What were the key challenges and opportunities of working flexibly?

Communication and planning. Working at slightly different times to everyone else in the team requires more careful thought to ensure that the work you’re doing translates well – it’s much harder to lean across the desk and ask casual questions, which is something I’d taken for granted previously. The key challenge for me was juggling delivery of tasks in “normal” time while operating off-cycle. In reality that meant front-loading work to a greater degree, and really upping my game in regards to clarity of communication. Generally though, it was surprisingly seamless which I think is largely a reflection of the amazing team I’m privileged to work with.

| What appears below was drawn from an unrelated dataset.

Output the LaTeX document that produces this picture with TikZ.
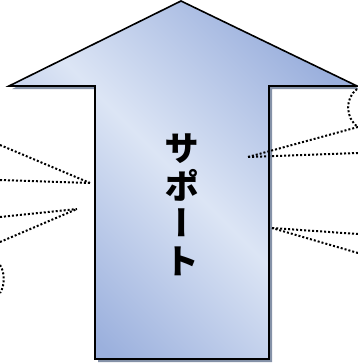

What do you believe members of the private capital industry need to do to continue to advance the opportunity for a more diverse and inclusive industry?

Investment management is a “greedy profession” in that it can and often does absorb the majority of your time and brain space, and it’s inherently competitive so attracts and rewards people with drive. Because of that I think it’s an industry that may perpetually struggle with the tension between a performance culture and work-life balance. The benefits of a balanced life both personally and in society are fairly well articulated elsewhere, so hopefully I don’t need to convince people it’s worth pursuing, but making it happen is easier said than done. Because of the nature of the industry I think it’s also difficult for many people, particularly those more junior, to ask to de-prioritise their work out of fear of the potential repercussions, real or imagined. So it’s up to all of us to make these things acceptable and normal, most importantly by using your leave policies! I’m yet to meet anyone that isn’t happier for prioritising something non-work related in their schedule, and it shouldn’t be an option that’s only available when you have a baby. So take time to ride your bike or volunteer at your preferred charity, and make it visible, make it normal. Let your team see you doing it.

"Your kids are only young once, and taking that time early is an opportunity you won’t get again, so I would 100% recommend prioritising it.”

What advice would you offer a man thinking of taking paternity leave and/or working flexibly now?

Your kids are only young once, and taking that time early is an opportunity you won’t get again, so I would 100% recommend prioritising it. I would also plan for it a little more carefully, so think about when you and your family will get the most value out of it (hint: it may not be when they’re first born). Last, it’s amazing how quickly 3 months goes by so I would encourage you to consider maximising your leave entitlements however you can.

Working flexibly can be difficult in investment management, and after experimenting with various formats (e.g. 5-in-4) I’ve ultimately returned to a “normal” working arrangement, but I’m glad that I had the opportunity to try different arrangements, and I’d encourage everyone to experiment and find what works for them.